Segundo ela, o ministério vai reformular os currículos da EJA para adequá-los melhor aos alunos mais jovens. "É uma prioridade", diz.
Reportagem da Folha revelou há três semanas que as matrículas de alunos de 15 a 17 anos nos anos finais do ensino fundamental da EJA subiram 6% entre 2007 e 2013, para 466 mil.
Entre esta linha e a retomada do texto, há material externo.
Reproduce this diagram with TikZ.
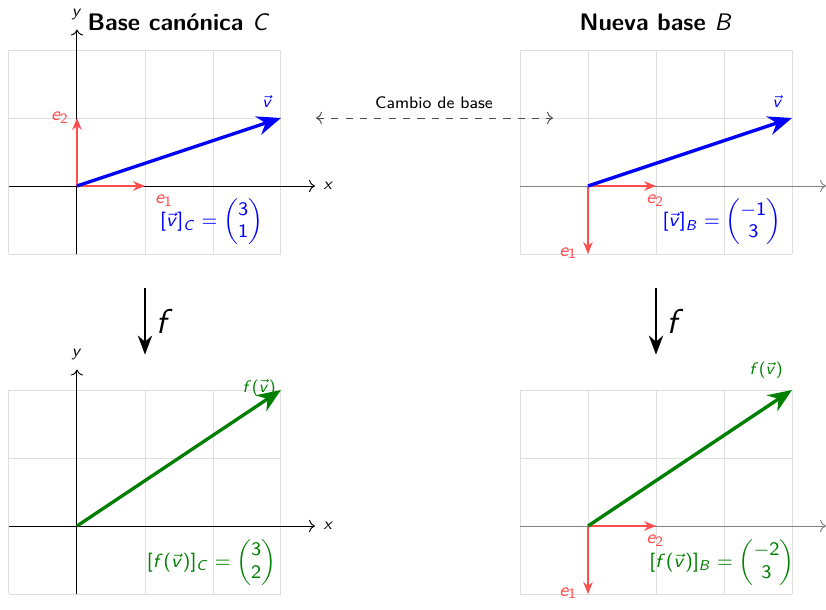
\documentclass[tikz,border=0pt]{standalone}
\usepackage{amsmath}
\usepackage{tikz}
\usetikzlibrary{arrows.meta, positioning, calc}
\renewcommand{\familydefault}{\sfdefault}
% sans serif math, as on the slide
\DeclareSymbolFont{vecaccent}{OML}{cmm}{m}{it}
\SetSymbolFont{letters}{normal}{OT1}{cmss}{m}{sl}
\SetSymbolFont{operators}{normal}{OT1}{cmss}{m}{n}
\SetSymbolFont{letters}{bold}{OT1}{cmss}{bx}{sl}
\SetSymbolFont{operators}{bold}{OT1}{cmss}{bx}{n}
\DeclareMathAccent{\vec}{\mathord}{vecaccent}{"7E}
\definecolor{vecblue}{RGB}{0,0,255}
\definecolor{basered}{RGB}{255,77,77}
\definecolor{imggreen}{RGB}{0,128,0}

\begin{document}
\begin{tikzpicture}[
    gridline/.style={draw=gray!25, thin},
    axisline/.style={->, black},
    axisgray/.style={->, gray},
    basevec/.style={-{Stealth[length=5pt, width=4pt]}, basered, semithick},
    vecv/.style={-{Stealth[length=10pt, width=8pt]}, vecblue, line width=1.4pt},
    vecf/.style={-{Stealth[length=10pt, width=8pt]}, imggreen, line width=1.4pt},
    maparrow/.style={-{Stealth[length=8pt, width=6pt]}, thick},
    title/.style={font=\bfseries},
    axlabel/.style={font=\scriptsize},
    baselabel/.style={font=\footnotesize, text=basered},
    coord/.style={font=\footnotesize},
]
\useasboundingbox (-1.132,-6.235) rectangle (11.015,2.735);

% Base canonica C
\begin{scope}
\coordinate (oC) at (0,0);
\draw[gridline] (-1,-1) grid (3,2);
\draw[axisline] (-1,0) -- (3.5,0);
\draw[axisline] (0,-1) -- (0,2.3);
\node[axlabel] (xC) at (3.7,0) {$x$};
\node[axlabel] (yC) at (0,2.53) {$y$};
\draw[basevec] (oC) -- (1,0);
\draw[basevec] (oC) -- (0,1);
\node[baselabel] (e1C) at (1.28,-0.22) {$e_1$};
\node[baselabel] (e2C) at (-0.25,1.0) {$e_2$};
\draw[vecv] (oC) -- (3,1);
\node[axlabel, text=vecblue] (vC) at (2.8,1.24) {$\vec{v}$};
\node[coord, text=vecblue] (cooC) at (1.98,-0.53) {$[\vec{v}]_C = \begin{pmatrix}3\\1\end{pmatrix}$};
\node[title] (tC) at (1.5,2.41) {Base canónica $C$};
\end{scope}

% Nueva base B
\begin{scope}[shift={(7.515,0)}]
\coordinate (oB) at (0,0);
\draw[gridline] (-1,-1) grid (3,2);
\draw[axisgray] (-1,0) -- (3.5,0);
\draw[basevec] (oB) -- (1,0);
\draw[basevec] (oB) -- (0,-1);
\node[baselabel] (e2B) at (0.99,-0.22) {$e_2$};
\node[baselabel] (e1B) at (-0.29,-0.99) {$e_1$};
\draw[vecv] (oB) -- (3,1);
\node[axlabel, text=vecblue] (vB) at (2.79,1.24) {$\vec{v}$};
\node[coord, text=vecblue] (cooB) at (1.97,-0.53) {$[\vec{v}]_B = \begin{pmatrix}-1\\3\end{pmatrix}$};
\node[title] (tB) at (1,2.41) {Nueva base $B$};
\end{scope}

% Imagen en C
\begin{scope}[shift={(0,-5)}]
\coordinate (ofC) at (0,0);
\draw[gridline] (-1,-1) grid (3,2);
\draw[axisline] (-1,0) -- (3.5,0);
\draw[axisline] (0,-1) -- (0,2.3);
\node[axlabel] (xfC) at (3.7,0) {$x$};
\node[axlabel] (yfC) at (0,2.53) {$y$};
\draw[vecf] (ofC) -- (3,2);
\node[axlabel, text=imggreen] (fvC) at (2.68,2.03) {$f(\vec{v})$};
\node[coord, text=imggreen] (coofC) at (1.98,-0.54) {$[f(\vec{v})]_C = \begin{pmatrix}3\\2\end{pmatrix}$};
\end{scope}

% Imagen en B
\begin{scope}[shift={(7.515,-5)}]
\coordinate (ofB) at (0,0);
\draw[gridline] (-1,-1) grid (3,2);
\draw[axisgray] (-1,0) -- (3.5,0);
\draw[basevec] (ofB) -- (1,0);
\draw[basevec] (ofB) -- (0,-1);
\node[baselabel] (e2fB) at (0.99,-0.22) {$e_2$};
\node[baselabel] (e1fB) at (-0.29,-0.99) {$e_1$};
\draw[vecf] (ofB) -- (3,2);
\node[axlabel, text=imggreen] (fvB) at (2.62,2.29) {$f(\vec{v})$};
\node[coord, text=imggreen] (coofB) at (1.97,-0.54) {$[f(\vec{v})]_B = \begin{pmatrix}-2\\3\end{pmatrix}$};
\end{scope}

% Flechas
\coordinate (fCtop) at (1,-1.5);
\coordinate (fCbot) at (1,-2.48);
\coordinate (fBtop) at (8.515,-1.5);
\coordinate (fBbot) at (8.515,-2.48);
\draw[maparrow] (fCtop) -- (fCbot);
\draw[maparrow] (fBtop) -- (fBbot);
\node[font=\Large] (fC) at (1.29,-2.0) {$f$};
\node[font=\Large] (fB) at (8.8,-2.0) {$f$};

\coordinate (chL) at (3.515,1);
\coordinate (chR) at (7.0,1);
\draw[<->, dashed, black!70] (chL) -- (chR);
\node[font=\scriptsize] (ch) at (5.25,1.22) {Cambio de base};

\end{tikzpicture}
\end{document}
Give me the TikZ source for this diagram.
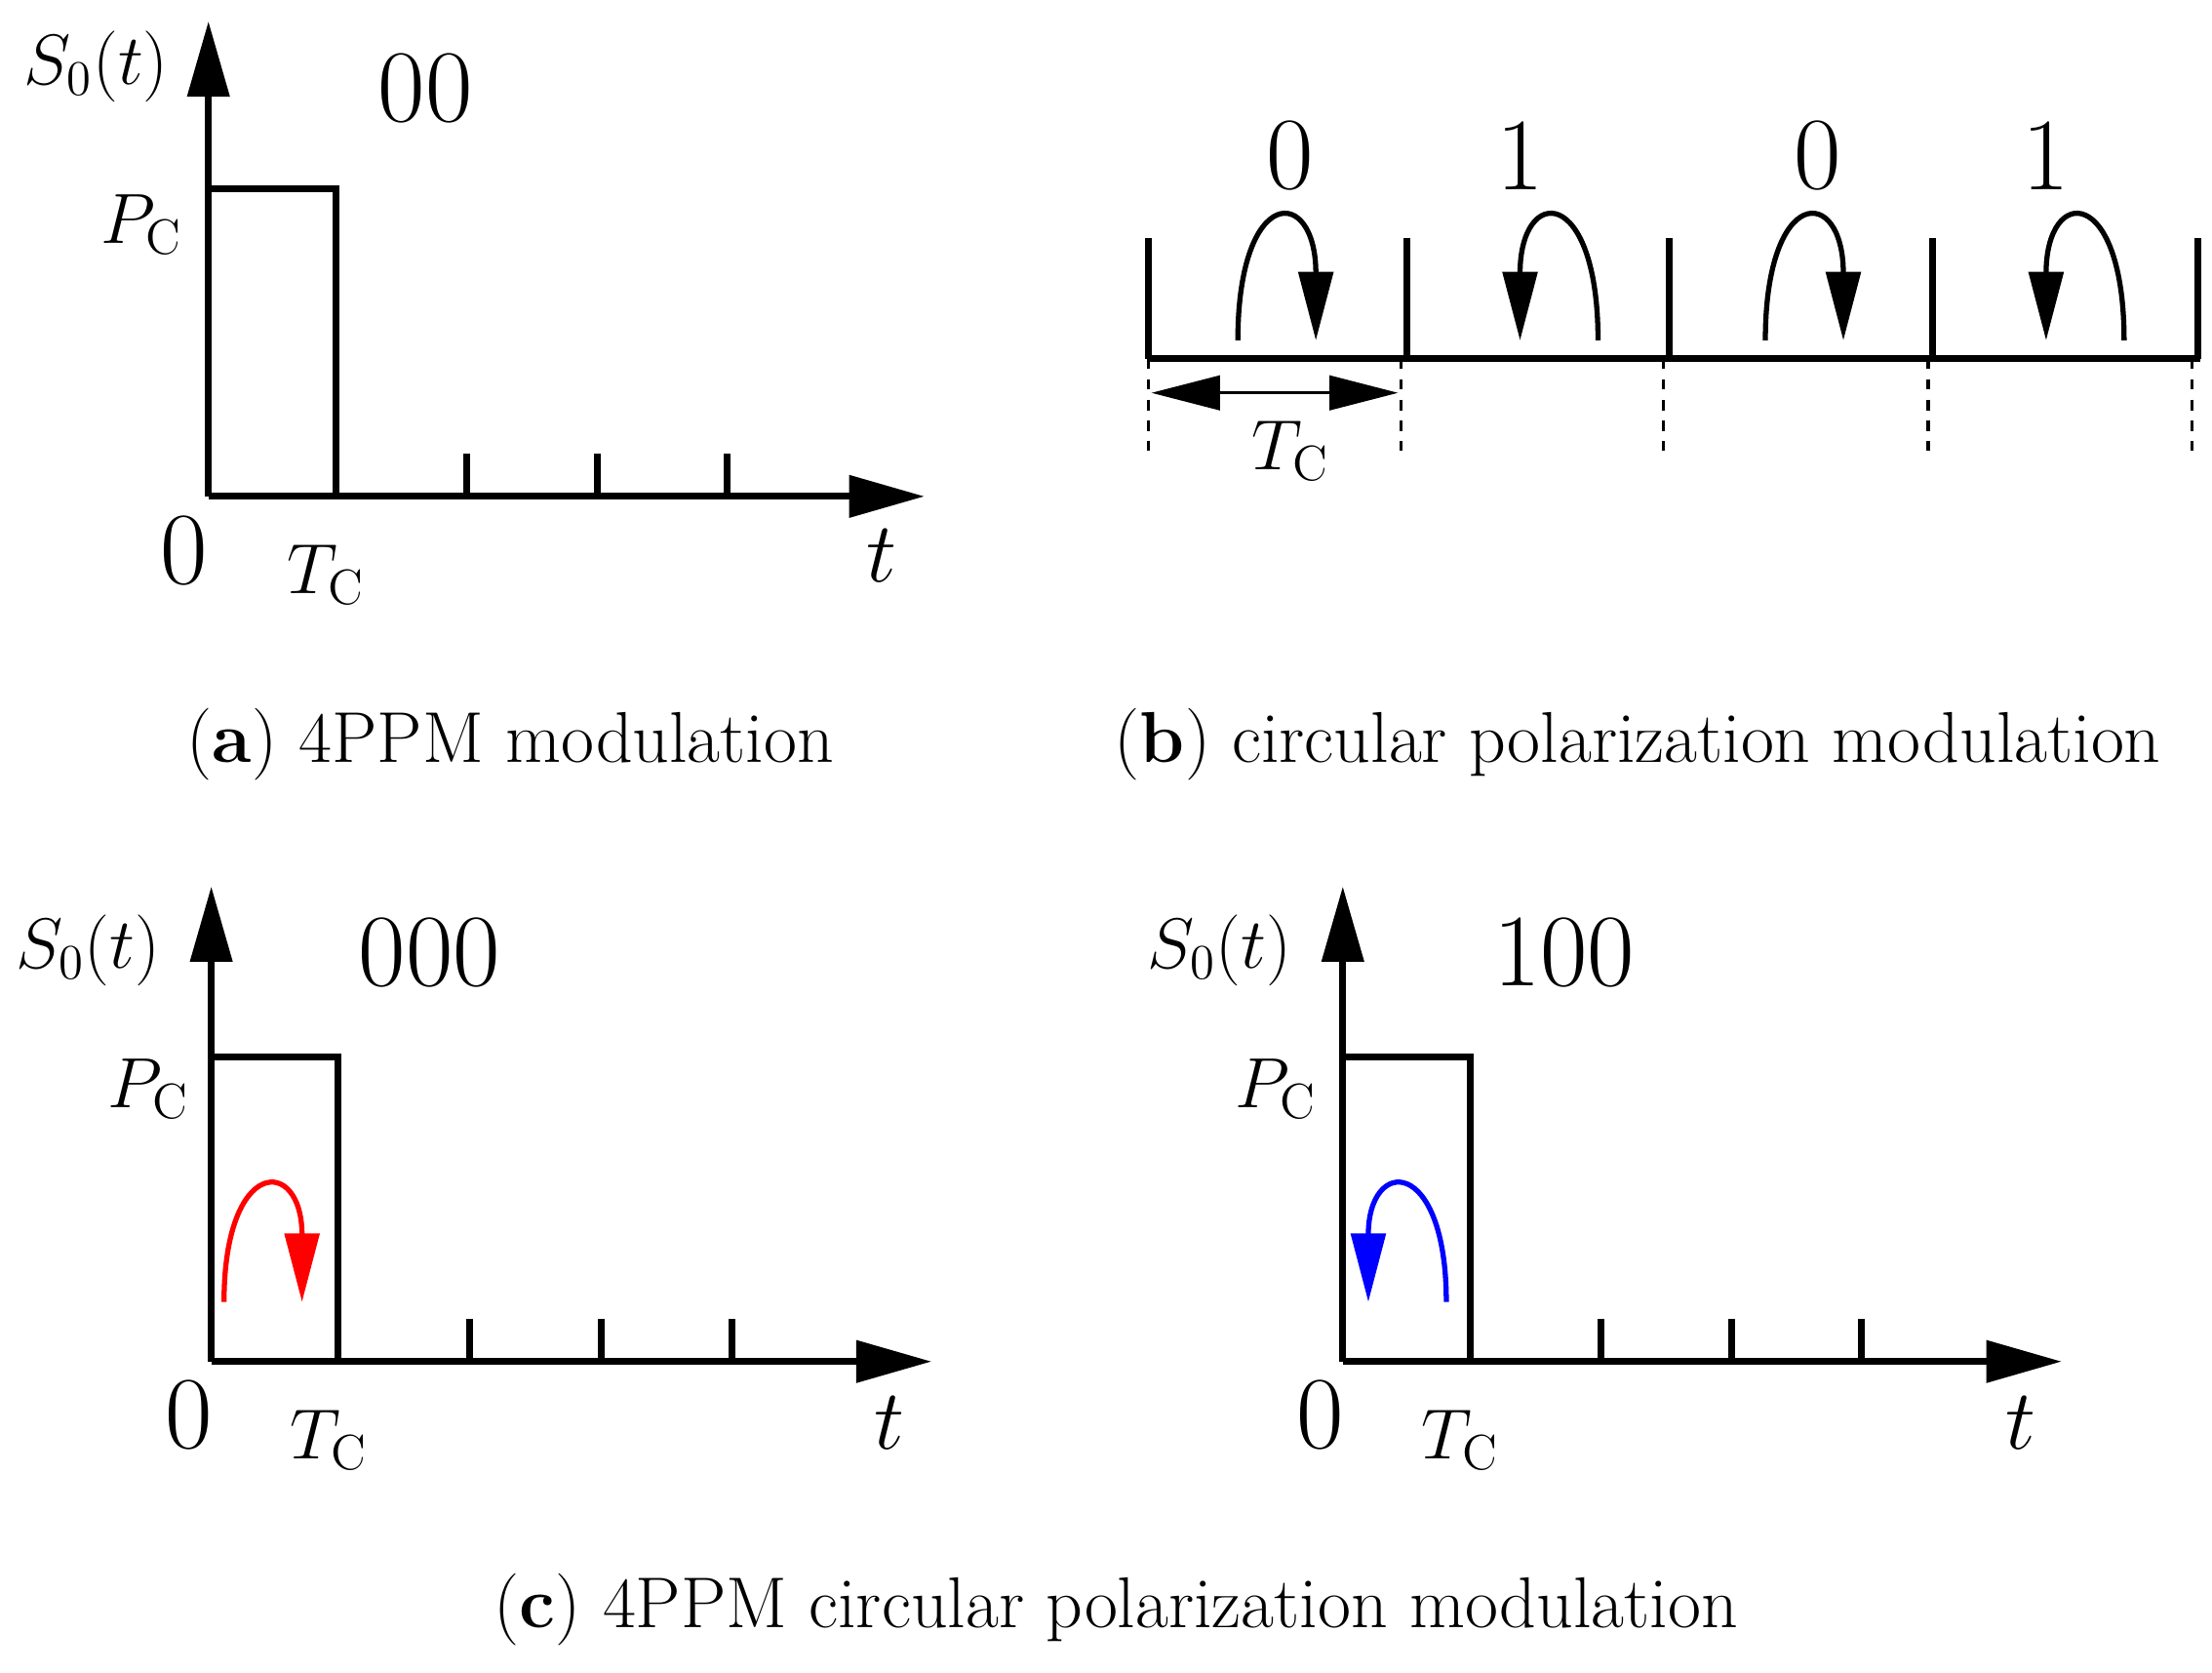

O número de estudantes de todas as outras faixas etárias encolheu.
Assim como especialistas ouvidos pela Folha, o MEC avalia que a migração dos jovens pode ser uma medida das escolas para seus indicadores ficarem melhores.
"Esse movimento pode estar, sim, ligado a tentativas das escolas de melhorar seu resultado no Ideb", diz Ítalo Dutra, coordenador geral do ensino fundamental da diretoria de currículos do MEC.
O Ideb, índice de qualidade do ensino básico, é calculado a partir da Prova Brasil, aplicada a alunos das escolas regulares de todo o país.
Uma vez enviados para a EJA, os estudantes --que geralmente são os que apresentam pior desempenho escolar-- deixam de fazer a prova e de ser contados em estatísticas do ensino regular.
Êda Luiz, diretora do Centro Integrado de Educação de Jovens e Adultos do Campo Limpo, em São Paulo, diz que é importante criar um ambiente propício para os adolescentes na EJA.
"A socialização nessa idade é muito importante", afirma ela, que conta estar recebendo um fluxo crescente de adolescentes.
Raquel Elizabete Souza Santos, sub-secretária de desenvolvimento de educação básica de Minas Gerais, diz que o envio de jovens para a EJA foi uma das formas encontradas pelo Estado em anos recentes para lidar com os jovens com atraso escolar.
Essa política substitui os programas de correção de fluxo que estão sendo, gradualmente, abandonados.
Os adolescentes na EJA em Minas só têm a opção do turno noturno e, muitas vezes, estudam com adultos. Segundo Raquel, os professores são treinados para lidar com a diferença de faixas etárias.
"O professor tem uma abordagem diferente com o jovem, embora o material didático seja o mesmo", afirma.